For the third installment of the “Secret Menu,” I returned to McDonalds and ordered a first.

“In all the years I have worked here,” the McDonald’s manager said, “I have never had someone order that.” Pretty impressive coming from the manager, I’d say.

I couldn’t decide what to eat, so I combined everything into one sandwich: the Land, Air and Sea burger, comprised of two buns, one beef patty, one chicken patty, one piece of fish, lettuce and mayonnaise.

After being perfectly clear about my order, they still messed it up, but in a good way. Not only did I get the Land, Air and Sea burger, but an extra beef patty accompanied by another piece of fish. Why? Because they knew I was a man from America, that’s why.

Now don’t get me wrong; I like beef, chicken and fish, but all three should not be combined. For example, I like peanut butter and I love steak. That doesn’t mean I would ever eat a peanut butter steak. Some things just don’t mix, and this turned out to be a damn good example.

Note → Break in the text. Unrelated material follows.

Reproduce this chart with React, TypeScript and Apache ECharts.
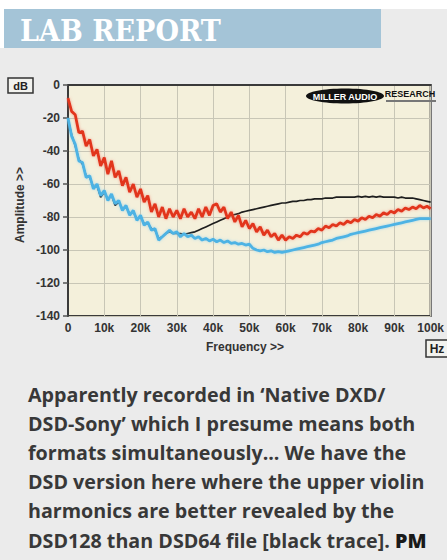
import React, { useEffect, useRef } from "react";
import * as echarts from "echarts";

const FREQ_STEP_HZ = 1000;
const X_TICK_LABELS = ["0", "10k", "20k", "30k", "40k", "50k", "60k", "70k", "80k", "90k", "100k"];
const Y_TICKS = [0, -20, -40, -60, -80, -100, -120, -140];

// red trace (dB), 0..100 kHz in 1 kHz steps
const RED_DB = [
  -8, -16, -18, -29, -28, -37, -33, -43, -39, -49,
  -44, -54, -46, -56, -52, -61, -56, -65, -60, -68,
  -63, -71, -67, -77, -72, -80, -74, -81, -75, -80,
  -76, -81, -75, -80, -77, -81, -75, -80, -74, -79,
  -73, -72, -77, -74, -81, -77, -83, -79, -86, -82,
  -87, -84, -89, -86, -91, -88, -92, -90, -94, -91,
  -94, -92, -93, -91, -92, -89.5, -90.5, -88.5, -89, -87,
  -88, -85.5, -86.5, -84.5, -85.5, -83.5, -84.5, -82.5, -83.5, -81.5,
  -82.5, -80.5, -81.5, -79.5, -80.5, -78.5, -79.5, -77.5, -78.5, -76.5,
  -77.5, -75.5, -76.5, -74.5, -75.5, -74, -75, -73, -74.5, -73.5,
  -75,
];

// blue trace
const BLUE_DB = [
  -20, -31, -36, -46, -47, -56, -55, -63, -60, -67,
  -64, -70, -66, -72, -70, -76, -73, -79, -76, -82,
  -79, -85, -83, -88, -87, -94, -92, -90, -88, -90,
  -89, -92, -90, -92, -91, -93, -92, -94, -93, -94.5,
  -93.5, -95, -94, -95.5, -94.5, -96, -95.5, -96.5, -96, -97,
  -96.5, -99, -100, -100.5, -100, -101, -100.5, -101.5, -101, -101.5,
  -101, -100.5, -100, -99.5, -99, -98.5, -98, -97.5, -97, -96.5,
  -95.5, -95, -94.5, -94, -93, -92.5, -92, -91.5, -90.5, -90,
  -89.5, -89, -88.5, -88, -87.5, -87, -86.5, -86, -85.5, -85,
  -84.5, -84, -83.5, -83, -82.5, -82, -81.5, -81, -81, -81,
  -81,
];

// black trace
const BLACK_DB = [
  -21, -30, -37, -45, -48, -55, -56, -62, -61, -68,
  -65, -69, -67, -73, -71, -75, -74, -78, -77, -81,
  -80, -84, -84, -87, -88, -93, -92, -90, -89, -90,
  -90, -90, -90.5, -90, -89.5, -89, -88, -87, -86, -85,
  -84, -83, -82, -81, -80, -79, -78.5, -78, -77, -76.5,
  -76, -75.5, -75, -74.5, -74, -73.5, -73, -72.5, -72, -71.5,
  -71.5, -71, -70.5, -70.5, -70, -70, -69.5, -69.5, -69, -69,
  -69, -68.5, -68.5, -68.5, -68, -68, -68, -68, -68, -68,
  -67.5, -68, -67.5, -68, -67.5, -68, -67.5, -68, -68, -68,
  -68, -68.5, -68, -68.5, -68.5, -68.5, -69, -69.5, -70, -70.5,
  -71,
];

const PARAGRAPH_LINES = [
  "Apparently recorded in \u2018Native DXD/",
  "DSD-Sony\u2019 which I presume means both",
  "formats simultaneously... We have the",
  "DSD version here where the upper violin",
  "harmonics are better revealed by the",
  "DSD128 than DSD64 file [black trace]. {b|PM}",
];

const toPairs = (arr: number[]) => arr.map((v, i) => [i * FREQ_STEP_HZ, v]);

export default function App() {
  const ref = useRef<HTMLDivElement>(null);
  useEffect(() => {
    const chart = echarts.init(ref.current!, null, { renderer: "svg", width: 447, height: 560 });
    const axisFont = { fontFamily: "Liberation Sans, Arial, sans-serif", fontWeight: "bold" as const, fontSize: 12, color: "#333" };
    const paraText = PARAGRAPH_LINES.map((line, i) => ({
      type: "text",
      x: 28,
      y: 394 + i * 29.2,
      z: 10,
      style: {
        text: line,
        fill: "#383838",
        font: "bold 19.7px 'Open Sans', sans-serif",
        textAlign: "left",
        textVerticalAlign: "middle",
        rich: {
          b: { font: "800 19.7px 'Open Sans', sans-serif", fill: "#1a1a1a" },
        },
      },
    }));
    chart.setOption({
      animation: false,
      backgroundColor: "#ebebeb",
      grid: {
        left: 68,
        top: 85,
        width: 370,
        height: 231,
        show: true,
        backgroundColor: "#f4f0db",
        borderColor: "#3a3a3a",
        borderWidth: 2,
      },
      xAxis: {
        type: "value",
        min: 0,
        max: 100000,
        interval: 10000,
        axisLine: { show: true, lineStyle: { color: "#3a3a3a", width: 2 } },
        axisTick: { show: false },
        axisLabel: {
          ...axisFont,
          margin: 6,
          formatter: (v: number) => X_TICK_LABELS[Math.round(v / 10000)] ?? "",
        },
        splitLine: { show: true, lineStyle: { color: "#c8c6b6", width: 1 } },
      },
      yAxis: {
        type: "value",
        min: Y_TICKS[Y_TICKS.length - 1],
        max: Y_TICKS[0],
        interval: 20,
        axisLine: { show: true, lineStyle: { color: "#3a3a3a", width: 2 } },
        axisTick: { show: true, length: 5, lineStyle: { color: "#555", width: 1.5 } },
        axisLabel: { ...axisFont, margin: 8 },
        splitLine: { show: true, lineStyle: { color: "#c8c6b6", width: 1 } },
      },
      series: [
        {
          type: "line",
          data: toPairs(BLACK_DB),
          showSymbol: false,
          lineStyle: { color: "#1e1e1e", width: 1.7 },
          z: 2,
        },
        {
          type: "line",
          data: toPairs(BLUE_DB),
          showSymbol: false,
          lineStyle: { color: "#4db3e4", width: 2.8, shadowColor: "rgba(120,200,240,0.6)", shadowBlur: 3 },
          z: 3,
        },
        {
          type: "line",
          data: toPairs(RED_DB),
          showSymbol: false,
          lineStyle: { color: "#e2361c", width: 2.8, shadowColor: "rgba(240,110,90,0.6)", shadowBlur: 3 },
          z: 4,
        },
      ],
      graphic: [
        { type: "rect", shape: { x: 0, y: 0, width: 447, height: 9 }, style: { fill: "#ffffff" }, z: 1 },
        { type: "rect", shape: { x: 0, y: 0, width: 4, height: 48 }, style: { fill: "#ffffff" }, z: 1 },
        { type: "rect", shape: { x: 4, y: 9, width: 377, height: 39 }, style: { fill: "#a4c4d7" }, z: 1 },
        {
          type: "text",
          x: 20,
          y: 30,
          z: 2,
          style: {
            text: "LAB REPORT",
            fill: "#ffffff",
            font: "bold 30px 'DejaVu Serif Condensed', 'DejaVu Serif', serif",
            textAlign: "left",
            textVerticalAlign: "middle",
          },
        },
        // dB box
        { type: "rect", shape: { x: 8, y: 78, width: 25, height: 15 }, style: { fill: "#f2f2ee", stroke: "#333", lineWidth: 1.5 }, z: 2 },
        {
          type: "text", x: 20.5, y: 85.5, z: 3,
          style: { text: "dB", fill: "#222", font: "bold 11px 'Liberation Sans', Arial, sans-serif", textAlign: "center", textVerticalAlign: "middle" },
        },
        // Hz box
        { type: "rect", shape: { x: 426, y: 340, width: 24, height: 17 }, style: { fill: "#f2f2ee", stroke: "#333", lineWidth: 1.5 }, z: 2 },
        {
          type: "text", x: 437, y: 348.5, z: 3,
          style: { text: "Hz", fill: "#222", font: "bold 12px 'Liberation Sans', Arial, sans-serif", textAlign: "center", textVerticalAlign: "middle" },
        },
        // axis titles
        {
          type: "text", x: 20, y: 205, rotation: Math.PI / 2, z: 3,
          style: { text: "Amplitude >>", fill: "#333", font: "bold 12px 'Liberation Sans', Arial, sans-serif", textAlign: "center", textVerticalAlign: "middle" },
        },
        {
          type: "text", x: 245, y: 347, z: 3,
          style: { text: "Frequency >>", fill: "#333", font: "bold 12px 'Liberation Sans', Arial, sans-serif", textAlign: "center", textVerticalAlign: "middle" },
        },
        // logo
        { type: "ellipse", shape: { cx: 345, cy: 96, rx: 39, ry: 7.5 }, style: { fill: "#111" }, z: 20 },
        {
          type: "text", x: 345, y: 96.5, z: 21,
          style: { text: "MILLER AUDIO", fill: "#ffffff", font: "bold 9px 'Liberation Sans', Arial, sans-serif", textAlign: "center", textVerticalAlign: "middle" },
        },
        {
          type: "text", x: 410, y: 94, z: 21,
          style: { text: "RESEARCH", fill: "#111", font: "bold 9px 'Liberation Sans', Arial, sans-serif", textAlign: "center", textVerticalAlign: "middle" },
        },
        { type: "rect", shape: { x: 386, y: 100, width: 50, height: 2 }, style: { fill: "#777" }, z: 21 },
        ...paraText,
      ],
    });
    return () => chart.dispose();
  }, []);
  return <div ref={ref} style={{ position: "fixed", left: 0, top: 0, width: 447, height: 560 }} />;
}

After placing the extra piece of beef and fish on the burger, I sized it up and quickly realized my mouth simply wasn’t big enough. If I was driving and lost, would I stop for directions? No, so no way I’m not going to try to stick this entire burger in my mouth.

Turns out I should stop for directions because, after stretching my mouth to fit the burger, I actually had a muscle under my tongue cramp up. It was like having your star player go down during the first play. But don’t worry; there’s no way I’m going down in week three.

Without a doubt, the fish was the worst part of the sandwich. It might be the fact that McDonalds’ fish might not even be fish, but that’s neither here nor there.

Halfway through the sandwich, the bottom bun already crapped out on me. Somehow I ate the entire bottom bun with half the sandwich still to go.

However, after the scare of the first bite and technical bun difficulties, I found a groove and took down the burger, as well as the fry and root beer henchmen.

The quantity of the sandwich wasn’t as bad as the taste. Finishing it wasn’t nearly as hard as the Suicide Burger was, but the combination of beef, chicken and fish(?) was awful.

Sure I could finish another one, but wouldn’t, unless generous compensation was provided. Take out the fish and McDonald’s has themselves a pretty good sandwich. For a final grade, I’ll say D- for McDonald’s McLetMeDown.